Lufthansa was the reluctant bride when Chairman, Sir Michael Bishop, exercised his 1999 put option to sell his company in late Oct-08, just before his CEO, Nigel Turner reported last week that bmi would be "in intensive care for some considerable time", in face of "what is probably the worst crisis the aviation industry has faced".

This was a prelude to announcing to staff that "our financial results this year will produce the largest loss we have ever recorded by a considerable margin."

This is not particularly good news for Lufthansa, which had been fearing that Sir Michael would exercise his right to dump the airline on the German flag, ever since the market turned down savagely (nor, for that matter, for SAS, which has enough problems of its own and still owns 20% of bmi).

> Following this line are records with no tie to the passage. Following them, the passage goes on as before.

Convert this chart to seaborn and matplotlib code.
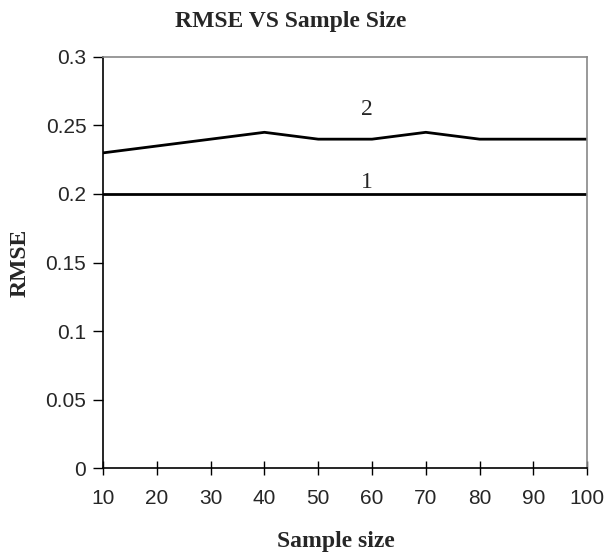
import matplotlib
matplotlib.use("Agg")
import matplotlib.pyplot as plt
import seaborn as sns
import pandas as pd

sample_size = [10, 20, 30, 40, 50, 60, 70, 80, 90, 100]
rmse_1 = [0.2, 0.2, 0.2, 0.2, 0.2, 0.2, 0.2, 0.2, 0.2, 0.2]
rmse_2 = [0.23, 0.235, 0.24, 0.245, 0.24, 0.24, 0.245, 0.24, 0.24, 0.24]
y_ticks = [0, 0.05, 0.1, 0.15, 0.2, 0.25, 0.3]
y_tick_labels = ["0", "0.05", "0.1", "0.15", "0.2", "0.25", "0.3"]

df = pd.DataFrame({"n": sample_size * 2,
                   "rmse": rmse_1 + rmse_2,
                   "curve": ["1"] * 10 + ["2"] * 10})

sns.set_style("white")
plt.rcParams["font.family"] = ["Liberation Sans", "DejaVu Sans"]

fig = plt.figure(figsize=(6.06, 5.58), dpi=100)
ax = fig.add_axes([0.170, 0.161, 0.799, 0.737])

sns.lineplot(data=df, x="n", y="rmse", units="curve", estimator=None,
             color="black", linewidth=2, ax=ax, legend=False)

ax.text(59, 0.2615, "2", ha="center", va="center", fontsize=17, family="Liberation Serif")
ax.text(59, 0.2085, "1", ha="center", va="center", fontsize=17, family="Liberation Serif")

ax.set_xlim(10, 100)
ax.set_ylim(0, 0.3)
ax.set_xticks(sample_size)
ax.set_yticks(y_ticks)
ax.set_yticklabels(y_tick_labels)
ax.tick_params(axis="x", direction="inout", length=10, width=1, color="black",
               labelsize=15, pad=10, bottom=True)
ax.tick_params(axis="y", direction="out", length=7, width=1, color="black",
               labelsize=15, pad=5, left=True)

for side in ["left", "bottom"]:
    ax.spines[side].set_color("black")
    ax.spines[side].set_linewidth(1.2)
for side in ["top", "right"]:
    ax.spines[side].set_color("#888888")
    ax.spines[side].set_linewidth(1.2)

fig.text(291 / 606, 1 - 22 / 558, "RMSE VS Sample Size", ha="center", va="center",
         fontsize=17, fontweight="bold", family="Liberation Serif")
ax.set_xlabel("Sample size", fontsize=17, fontweight="bold",
              family="Liberation Serif", va="center")
ax.xaxis.set_label_coords(0.481, -0.178)
ax.set_ylabel("RMSE", fontsize=17, fontweight="bold",
              family="Liberation Serif", va="center")
ax.yaxis.set_label_coords(-0.1715, 0.5)

fig.savefig("out.png", dpi=100)
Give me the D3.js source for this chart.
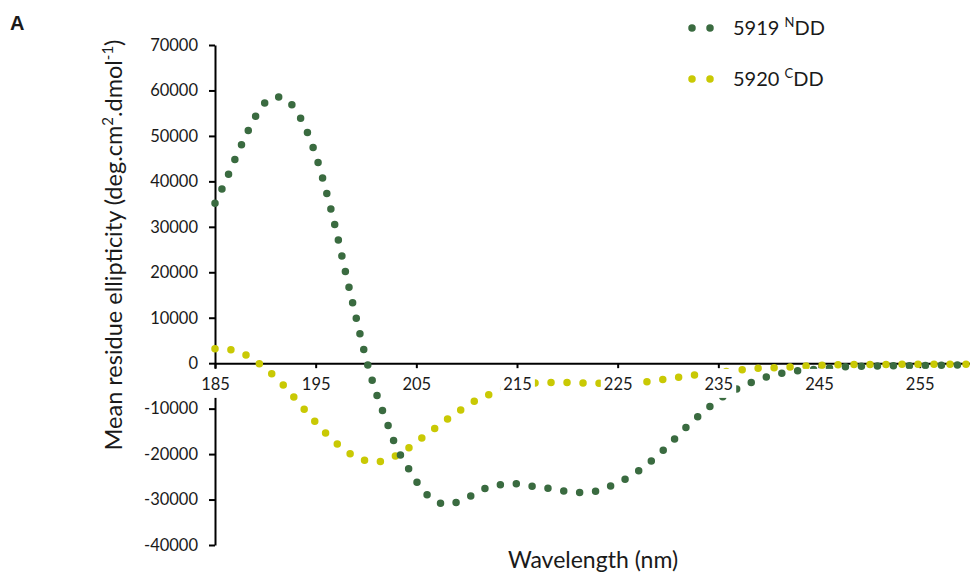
<!DOCTYPE html>
<html><head><meta charset="utf-8">
<script src="https://cdn.jsdelivr.net/npm/d3@7"></script>
<style>
body{margin:0;background:#fff}
svg{display:block}
text{font-family:Lato,"Open Sans",sans-serif;fill:#1a1a1a}
</style>
</head><body>
<svg id="chart" width="970" height="574"></svg>
<script>
// ---- data ----
const wavelengths = [185,186,187,188,189,190,191,192,193,194,195,196,197,198,199,200,201,202,203,204,205,206,207,208,209,210,211,212,213,214,215,216,217,218,219,220,221,222,223,224,225,226,227,228,229,230,231,232,233,234,235,236,237,238,239,240,241,242,243,244,245,246,247,248,249,250,251,252,253,254,255,256,257,258,259,260];
const ndd5919 = [35200,39800,44950,49800,54200,57400,58600,58200,55700,51700,45800,38200,29500,19700,10200,1050,-6500,-12500,-18400,-22300,-26000,-28800,-30400,-31100,-30600,-29600,-28700,-27400,-26900,-26600,-26550,-26900,-27280,-27500,-27850,-28250,-28450,-28400,-28100,-27300,-26300,-25200,-23800,-22100,-20300,-18100,-15900,-13700,-11700,-9800,-8100,-6600,-5500,-4500,-3600,-2900,-2350,-1950,-1650,-1450,-1300,-1050,-850,-750,-700,-650,-600,-600,-550,-550,-500,-500,-450,-450,-400,-400];
const cdd5920 = [3200,3150,2700,1900,500,-1100,-3100,-5300,-7900,-10500,-13000,-15400,-17500,-19300,-20600,-21450,-21700,-21300,-20350,-19000,-17400,-15700,-14100,-12450,-10900,-9400,-8100,-7100,-6200,-5400,-4900,-4550,-4350,-4280,-4270,-4270,-4350,-4400,-4400,-4400,-4400,-4400,-4300,-4050,-3750,-3400,-3100,-2800,-2500,-2250,-2000,-1800,-1550,-1300,-1100,-1030,-1000,-850,-680,-600,-480,-400,-350,-300,-300,-300,-280,-280,-260,-260,-250,-250,-230,-230,-220,-220];
const seriesNames = ["5919", "5920"];
const seriesSup = ["N", "C"];
const seriesColors = ["#3a6b40", "#c9c904"];
const xTicks = [185,195,205,215,225,235,245,255];
const yTicks = [-40000,-30000,-20000,-10000,0,10000,20000,30000,40000,50000,60000,70000];

// ---- chart ----
const svg = d3.select("#chart");
const x = d3.scaleLinear().domain([185, 260]).range([215, 970]);
const y = d3.scaleLinear().domain([-40000, 70000]).range([545, 45]);
const fmt = d => String(d); // plain hyphen-minus as in the original

// y axis
const gy = svg.append("g").attr("transform", `translate(${x(185)},0)`)
  .call(d3.axisLeft(y).tickValues(yTicks).tickSize(6).tickPadding(11).tickSizeOuter(0).tickFormat(fmt));
gy.select(".domain").attr("stroke", "#000").attr("stroke-width", 2);
gy.selectAll(".tick line").attr("stroke", "#000").attr("stroke-width", 2);
gy.selectAll(".tick text").style("font-size", "16.5px").attr("fill", "#1a1a1a");

// x axis line + ticks
const gx = svg.append("g").attr("transform", `translate(0,${y(0)})`)
  .call(d3.axisBottom(x).tickValues(xTicks).tickSize(5).tickSizeOuter(0).tickFormat(""));
gx.select(".domain").attr("stroke", "#000").attr("stroke-width", 2);
gx.selectAll(".tick line").attr("stroke", "#000").attr("stroke-width", 2);

// series (dotted lines)
const series = [
  {name: 1, values: cdd5920, color: seriesColors[1]},
  {name: 0, values: ndd5919, color: seriesColors[0]}
];
const line = d3.line().x((d, i) => x(wavelengths[i])).y(d => y(d)).curve(d3.curveMonotoneX);
svg.append("g").selectAll("path").data(series).join("path")
  .attr("d", s => line(s.values))
  .attr("fill", "none")
  .attr("stroke", s => s.color)
  .attr("stroke-width", 7.5)
  .attr("stroke-linecap", "round")
  .attr("stroke-dasharray", "0 16");

// x tick labels on top with white boxes
const gxl = svg.append("g").attr("transform", `translate(0,${y(0)})`)
  .call(d3.axisBottom(x).tickValues(xTicks).tickSize(5).tickPadding(10).tickSizeOuter(0).tickFormat(fmt));
gxl.select(".domain").remove();
gxl.selectAll(".tick line").remove();
gxl.selectAll(".tick text").style("font-size", "16.5px").attr("fill", "#1a1a1a");
gxl.selectAll(".tick").each(function() {
  const t = d3.select(this).select("text");
  const b = t.node().getBBox();
  d3.select(this).insert("rect", "text")
    .attr("x", b.x - 3).attr("y", b.y - 5)
    .attr("width", b.width + 6).attr("height", b.height + 9)
    .attr("fill", "#fff");
});

// axis titles
svg.append("text")
  .attr("x", 593).attr("y", 568)
  .attr("text-anchor", "middle")
  .style("font-size", "23px")
  .text("Wavelength (nm)");

const yt = svg.append("text")
  .attr("transform", "translate(122,245) rotate(-90)")
  .attr("text-anchor", "middle")
  .style("font-size", "23.5px");
yt.append("tspan").text("Mean residue ellipticity (deg.cm");
yt.append("tspan").attr("dy", -9).style("font-size", "15px").text("2");
yt.append("tspan").attr("dy", 9).text(".dmol");
yt.append("tspan").attr("dy", -9).style("font-size", "15px").text("-1");
yt.append("tspan").attr("dy", 9).text(")");

// panel letter
svg.append("text").attr("x", 10).attr("y", 30)
  .style("font-family", "'Liberation Sans', Arial, sans-serif")
  .style("font-weight", "bold").style("font-size", "20px").text("A");

// legend
const legendY = [28, 79];
const lg = svg.append("g").selectAll("g").data([0, 1]).join("g")
  .attr("transform", i => `translate(0,${legendY[i]})`);
lg.append("path")
  .attr("d", "M692,0H710.5")
  .attr("stroke", i => seriesColors[i])
  .attr("stroke-width", 7.5)
  .attr("stroke-linecap", "round")
  .attr("stroke-dasharray", "0 18");
const lt = lg.append("text").attr("x", 733).attr("y", 7).style("font-size", "20px");
lt.append("tspan").text(i => seriesNames[i] + " ");
lt.append("tspan").attr("dy", -8).style("font-size", "13px").text(i => seriesSup[i]);
lt.append("tspan").attr("dy", 8).text("DD");
</script>
</body></html>
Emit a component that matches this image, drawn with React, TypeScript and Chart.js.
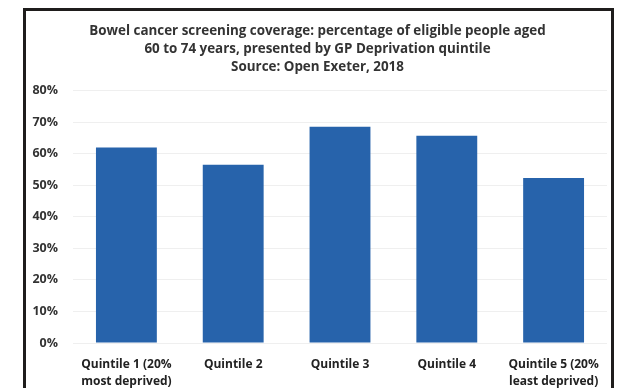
import React, { useEffect, useRef } from "react";
import { Chart, registerables } from "chart.js";

Chart.register(...registerables);

const categories: string[][] = [
  ["Quintile 1 (20%", "most deprived)"],
  ["Quintile 2"],
  ["Quintile 3"],
  ["Quintile 4"],
  ["Quintile 5 (20%", "least deprived)"],
];
const coverage: number[] = [62, 56.5, 68.6, 65.7, 52.3];
const titleLines: string[] = [
  "Bowel cancer screening coverage: percentage of eligible people aged",
  "60 to 74 years, presented by GP Deprivation quintile",
  "Source: Open Exeter, 2018",
];
const yMin = 0;
const yMax = 80;
const yStep = 10;

const FONT = "'Open Sans', Lato, 'DejaVu Sans', sans-serif";

export default function App() {
  const ref = useRef<HTMLCanvasElement | null>(null);

  useEffect(() => {
    if (!ref.current) return;
    const chart = new Chart(ref.current, {
      type: "bar",
      data: {
        labels: categories,
        datasets: [
          {
            data: coverage,
            backgroundColor: "#2763AB",
            borderWidth: 0,
            barPercentage: 0.57,
            categoryPercentage: 1,
          },
        ],
      },
      options: {
        responsive: false,
        animation: false,
        layout: { padding: { left: 28, right: 11, top: 0, bottom: 0 } },
        plugins: {
          legend: { display: false },
          tooltip: { enabled: false },
          title: {
            display: true,
            text: titleLines,
            color: "#333333",
            font: { family: FONT, size: 13.4, weight: "bold", lineHeight: 1.36 },
            padding: { top: 22, bottom: 14 },
          },
        },
        scales: {
          x: {
            grid: { display: false },
            border: { display: false },
            ticks: {
              color: "#222222",
              font: { family: FONT, size: 12, weight: "bold", lineHeight: 1.4 },
              padding: 5,
              maxRotation: 0,
              autoSkip: false,
            },
            afterFit: (s: any) => {
              s.height = 45;
            },
          },
          y: {
            min: yMin,
            max: yMax,
            grid: { color: "#efefef", drawTicks: false },
            border: { display: false },
            ticks: {
              stepSize: yStep,
              color: "#333333",
              padding: 15,
              font: { family: FONT, size: 12.5, weight: "bold" },
              callback: (v: any) => `${v}%`,
            },
            afterFit: (s: any) => {
              s.width = 45;
            },
          },
        },
      },
    });
    return () => chart.destroy();
  }, []);

  return (
    <div
      style={{
        position: "fixed",
        left: 0,
        top: 0,
        width: 618,
        height: 388,
        overflow: "hidden",
        background: "#ffffff",
      }}
    >
      <canvas
        ref={ref}
        width={618}
        height={388}
        style={{ position: "absolute", left: 0, top: 0, width: 618, height: 388 }}
      />
      <div
        style={{
          position: "absolute",
          left: 23,
          top: 8,
          width: 591,
          height: 400,
          border: "3px solid #1f1d1c",
          boxSizing: "border-box",
          pointerEvents: "none",
        }}
      />
    </div>
  );
}
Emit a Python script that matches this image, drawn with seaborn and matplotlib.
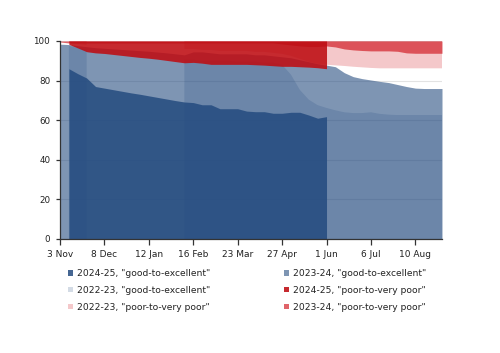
import numpy as np
import pandas as pd
import matplotlib
matplotlib.use("Agg")
import matplotlib.pyplot as plt
import seaborn as sns

nan = np.nan
dates = pd.date_range("2024-11-03", periods=44, freq="7D")

g2425 = [nan, 86, 83.5, 81.3, 77, 76.2, 75.4, 74.6, 73.8, 73.1, 72.3, 71.5, 70.7, 69.9,
         69.2, 68.9, 67.8, 67.8, 65.8, 65.8, 65.8, 64.6, 64.3, 64.3, 63.5, 63.5, 64, 64,
         62.6, 61, 61.8] + [nan] * 13
g2324 = [98.4, 98.2, 97.6, 97.1, 96.6, 96.3, 96, 95.7, 95.4, 95.1, 94.8, 94.4, 94, 93.5,
         93, 94.5, 94.5, 94, 93.5, 93.5, 93.5, 93.5, 93, 93, 92.5, 92, 91.5, 90.5, 89.5,
         88.5, 87.8, 87, 84, 82, 81, 80.3, 79.6, 79, 78, 77, 76.2, 76, 76, 76]
g2223 = [nan, 97.5, 96.5, 95.5] + [nan] * 10 + [
         90.5, 90.5, 90, 90, 90, 90, 89.5, 89.5, 89.5, 89, 89, 88, 83, 75.3, 70.4, 67.6,
         66.2, 65, 64, 63.6, 63.6, 64, 63.2, 62.8, 62.6, 62.6, 62.6, 62.6, 62.6, 62.6]
p2425 = [nan, 1.7, 3.5, 5.4, 6, 6.3, 6.8, 7.3, 7.8, 8.3, 8.7, 9.2, 9.8, 10.4, 11, 10.8,
         11.2, 11.8, 11.8, 11.8, 11.8, 11.8, 12, 12.2, 12.5, 12.8, 12.8, 13, 13.2, 13.5,
         14] + [nan] * 13
p2324 = [0.5] + [1.0] * 24 + [1.5, 2, 2.5, 2.8, 2.8, 2.5, 3, 4, 4.5, 4.8, 5, 5, 5, 5.2,
         6, 6.2, 6.2, 6.2, 6.2]
p2223 = [nan, 1, 1.5, 2] + [nan] * 10 + [
         4, 4, 4.5, 4.5, 5, 5, 5, 5, 5.5, 5.5, 6, 6.5, 7.5, 9, 10.5, 11.5, 12, 12.3, 12.6,
         13, 13.3, 13.6, 13.8, 13.8, 13.8, 13.8, 13.8, 13.8, 13.8, 13.8]

tick_dates = ["2024-11-03", "2024-12-08", "2025-01-12", "2025-02-16", "2025-03-23",
              "2025-04-27", "2025-06-01", "2025-07-06", "2025-08-10"]
tick_labels = ["3 Nov", "8 Dec", "12 Jan", "16 Feb", "23 Mar", "27 Apr", "1 Jun",
               "6 Jul", "10 Aug"]
y_ticks = [0, 20, 40, 60, 80, 100]

labels = {
    "g2425": '2024-25, "good-to-excellent"',
    "g2324": '2023-24, "good-to-excellent"',
    "g2223": '2022-23, "good-to-excellent"',
    "p2425": '2024-25, "poor-to-very poor"',
    "p2223": '2022-23, "poor-to-very poor"',
    "p2324": '2023-24, "poor-to-very poor"',
}

df = pd.DataFrame({"date": dates, "g2425": g2425, "g2324": g2324, "g2223": g2223,
                   "p2425": p2425, "p2324": p2324, "p2223": p2223})

sns.set_theme(style="white")
plt.rcParams["font.family"] = ["DejaVu Sans"]

fig = plt.figure(figsize=(5.0, 3.53), dpi=100)
ax = fig.add_axes([60 / 500, 1 - 239 / 353, (442 - 60) / 500, (239 - 41) / 353])

blue = "#244b7f"
red_light = "#d21e26"
red_dark = "#be0c12"

ax.set_axisbelow(True)
ax.yaxis.grid(True, color="#e3e3e3", linewidth=0.8, zorder=0)
ax.xaxis.grid(False)

h = {}
h["g2223"] = ax.fill_between(df["date"], 0, df["g2223"], color=blue, alpha=0.2, lw=0,
                             label=labels["g2223"], zorder=1)
h["g2324"] = ax.fill_between(df["date"], 0, df["g2324"], color=blue, alpha=0.59, lw=0,
                             label=labels["g2324"], zorder=2)
h["g2425"] = ax.fill_between(df["date"], 0, df["g2425"], color=blue, alpha=0.85, lw=0,
                             label=labels["g2425"], zorder=3)
h["p2223"] = ax.fill_between(df["date"], 100 - df["p2223"], 100, color=red_light,
                             alpha=0.244, lw=0, label=labels["p2223"], zorder=4)
h["p2324"] = ax.fill_between(df["date"], 100 - df["p2324"], 100, color=red_light,
                             alpha=0.69, lw=0, label=labels["p2324"], zorder=5)
h["p2425"] = ax.fill_between(df["date"], 100 - df["p2425"], 100, color=red_dark,
                             alpha=0.88, lw=0, label=labels["p2425"], zorder=6)

ax.set_xlim(pd.Timestamp("2024-11-03"), pd.Timestamp("2025-08-31"))
ax.set_ylim(0, 100)
ax.set_xticks(pd.to_datetime(tick_dates))
ax.set_xticklabels(tick_labels)
ax.set_yticks(y_ticks)
ax.set_yticklabels([str(v) for v in y_ticks])
ax.tick_params(axis="x", length=4, width=0.9, color="#333333", labelsize=6.5,
               labelcolor="#222222", pad=4, bottom=True)
ax.tick_params(axis="y", length=3, width=0.9, color="#333333", labelsize=6.3,
               labelcolor="#222222", pad=4, left=True)
sns.despine(ax=ax, top=True, right=True)
for s in ["left", "bottom"]:
    ax.spines[s].set_color("#333333")
    ax.spines[s].set_linewidth(0.9)
    ax.spines[s].set_zorder(10)
ax.set_xlabel("")
ax.set_ylabel("")

common = dict(frameon=False, fontsize=6.6, handlelength=0.55, handleheight=0.55,
              handletextpad=0.4, labelspacing=0.85, borderpad=0, borderaxespad=0,
              loc="upper left", labelcolor="#222222")
order1 = ["g2425", "g2223", "p2223"]
order2 = ["g2324", "p2425", "p2324"]
fig.legend([h[k] for k in order1], [labels[k] for k in order1],
           bbox_to_anchor=(68 / 500, 1 - 269 / 353), **common)
fig.legend([h[k] for k in order2], [labels[k] for k in order2],
           bbox_to_anchor=(284 / 500, 1 - 269 / 353), **common)

fig.savefig("out.png", dpi=100, facecolor="white")
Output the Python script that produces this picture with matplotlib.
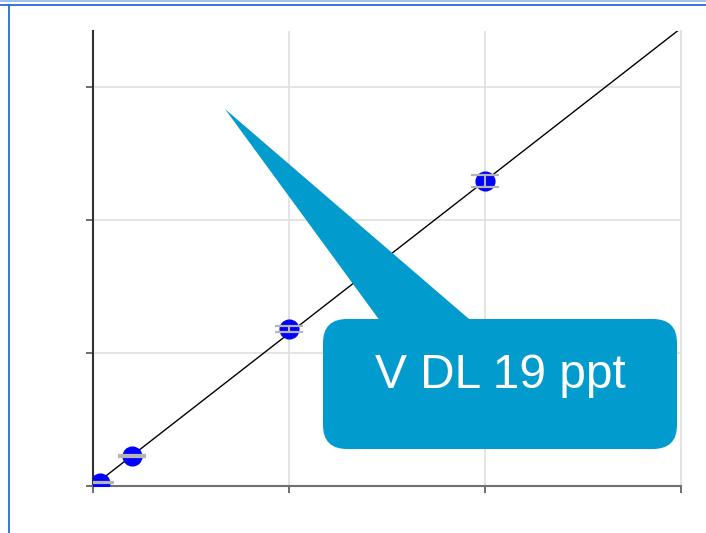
import matplotlib
matplotlib.use("Agg")
import numpy as np
from matplotlib import pyplot as plt
from matplotlib.patches import FancyBboxPatch, Polygon
from matplotlib.lines import Line2D

# calibration standards (ppb) and measured response
conc = [0.035, 0.2, 1.0, 2.0]
signal = [0.025, 0.226, 1.18, 2.29]
signal_err = [0.004, 0.008, 0.023, 0.045]

fit_slope = 1.147
fit_intercept = 0.0

x_ticks = [0, 1, 2, 3]
y_ticks = [0, 1, 2, 3]
callout_text = "V DL 19 ppt"

W, H = 706, 533
fig = plt.figure(figsize=(W / 100, H / 100), dpi=100)

ax = fig.add_axes([93 / W, 1 - 486 / H, (681 - 93) / W, (486 - 31) / H])
ax.set_xlim(0, 3.0)
ax.set_ylim(0, 3.42)
ax.set_xticks(x_ticks)
ax.set_yticks(y_ticks)
ax.set_xticklabels([])
ax.set_yticklabels([])
ax.grid(True, color="#e2e2e2", lw=1.3)
ax.set_axisbelow(True)

ax.spines["top"].set_visible(False)
ax.spines["right"].set_color("#e2e2e2")
ax.spines["right"].set_linewidth(1.3)
ax.spines["left"].set_color("#303030")
ax.spines["left"].set_linewidth(1.5)
ax.spines["bottom"].set_color("#707070")
ax.spines["bottom"].set_linewidth(1.5)
ax.tick_params(axis="both", direction="out", length=5, width=1.2, colors="#555555")

xs = np.linspace(0, 3.0, 50)
ax.plot(xs, fit_slope * xs + fit_intercept, color="black", lw=1.0, zorder=3)

ax.plot(conc, signal, "o", color="#0000ff", ms=13.5, mec="#0000ff", zorder=4)
ax.errorbar(conc, signal, yerr=signal_err, fmt="none", ecolor="#b5b5b5",
            elinewidth=1.5, capsize=10, capthick=1.6, zorder=5)

# callout drawn in pixel coordinates on a full-figure overlay
ov = fig.add_axes([0, 0, 1, 1], facecolor="none")
ov.set_xlim(0, W)
ov.set_ylim(H, 0)
ov.axis("off")

blue = "#029bcd"
ov.add_patch(Polygon([(225, 109), (383, 325), (476, 325)], closed=True,
                     facecolor=blue, edgecolor="none"))
ov.add_patch(FancyBboxPatch((323, 319), 677 - 323, 449 - 319,
                            boxstyle="round,pad=0,rounding_size=24",
                            facecolor=blue, edgecolor="none"))
ov.text(500, 376, callout_text, color="white", fontsize=34.5,
        family="Liberation Sans", ha="center", va="center")

# frame lines along the top and left edge
ov.add_line(Line2D([0, W], [0.5, 0.5], color="#8fb3ea", lw=1.2))
ov.add_line(Line2D([0, W], [5.2, 5.2], color="#2a68d6", lw=1.3))
ov.add_line(Line2D([8.5, 8.5], [5.2, H], color="#2a68d6", lw=1.3))

fig.savefig("out.png", dpi=100)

Wholly-owned subsidiary, bmibaby, has not been a fruitful contributor either over recent months, as competition grew in inverse proportion to slowing demand. The parent company was already planning to reduce capacity by 15% in summer 2009 and to downsize its fleet from 20 to 17 aircraft.

Lufthansa is keen to minimise its outlay and liabilities, especially as it really only wanted bmi Heathrow slots anyway. bmibaby has none of those and, together with being a loss-making LCC, sports little to attract it to its new owners.

But for Flybe, there are entrancing characteristics that make it look like a quick route to expanding, without a significant outlay.

Even key bases like Birmingham do not suffer from major overlaps in route structure.

bmibaby route map; December 2008

Flybe route map; December 2008

But bmibaby is a near-classic LCC, with a minimalist style. It also promises to come with a pilot complement , fully BALPA-ed, which is both ready to fight against cutbacks and nervous about alternatives in a country where people no longer want to fly.

Flybe meanwhile has a model that makes a virtue of being a little bit different. As we described it in Sep-08, "by picking the eyes out of many of the better strategies - low cost profile, network planning, frequency, good yield mix with product to match, loyalty strategy, cautiously tailored operating relationships - it has been able to sit on the fence without suffering the pain that often goes with that position. As a contrast of styles, the Ryanair model, whose low cost approach it broadly follows, sits at the opposite end of the spectrum."

Nonetheless, it had managed to digest BA Connect without too much difficulty, allowing Flybe to continue growing. This may be what gives management the confidence to ride ahead into this proposed new venture.

But the loss-making bmibaby is another story. Even if Lufthansa is keen to drop it like a hot brick for a very low price, it promises a few curly issues that may well threaten the steady course that Flybe is currently steering.

The temptation of a quick-fix expansion appears to be too much for even the wiser heads at Flybe. 2009 is going to be - well, we really don't know, do we, but it sure don't look good. And broadening the UK base, where economic conditions look like plumbing the depths, may not be the best strategy just for now.

Perhaps conservatism should prevail over opportunism this time.